While the CRB index is flat on the week, the implied inflation rate in the 10 yr TIPS has fallen 22 bps this week to 1.71%, the lowest since May 20th. It also coincides with the conventional 10 yr bond yield falling to the lowest since May 25th on the heels of the three solid bond auctions this week. Why is this? Inflation fears got ahead of itself (the y/o/y May PCE rose just .1% today)? The FOMC, while maintaining their current QE program, didn’t add to it and they also believe that inflation will remain subdued for some time due to ‘substantial resource slack’? Yesterday’s jobless claims data has traders worried again about the economy and the labor market and the deflationary implications, notwithstanding the upside surprise in durable goods orders on Wednesday? Or is it just a consolidation of the sharp move higher in inflation expectations over the past few months?

Comments

Please use the comments to demonstrate your own ignorance, unfamiliarity with empirical data, ability to repeat discredited memes, and lack of respect for scientific knowledge. Also, be sure to create straw men and argue against things I have neither said nor even implied. Any irrelevancies you can mention will also be appreciated. Lastly, kindly forgo all civility in your discourse . . . you are, after all, anonymous.

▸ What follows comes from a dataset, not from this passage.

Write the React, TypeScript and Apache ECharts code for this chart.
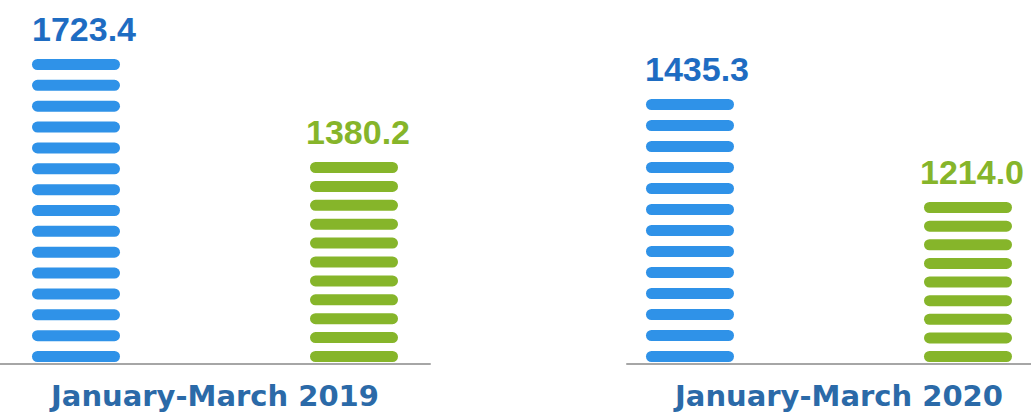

4 Responses to “Inflation expectations”

  1. leftback Says:

    “Why is this?”

    Because we are going to see a double dip – the bond market is predicting this before equities, as usual.

  2. impermanence Says:

    If you are one of the tens of millions who have just experienced a 20-30% decrease in the value of your largest asset, you probably are not thinking, “inflation.”

  3. Pat G. Says:

    “that inflation will remain subdued for some time due to ’substantial resource slack’? ”

    There is substantial evidence that exists that contradicts this correlation.

  4. Even Stephen Says:

    Ok we know that the Fed has been squirting in gargantuan amounts of money into the banks’ reserves. All that remains now is for borrowers, and lenders to begin doing business, and we have inflation.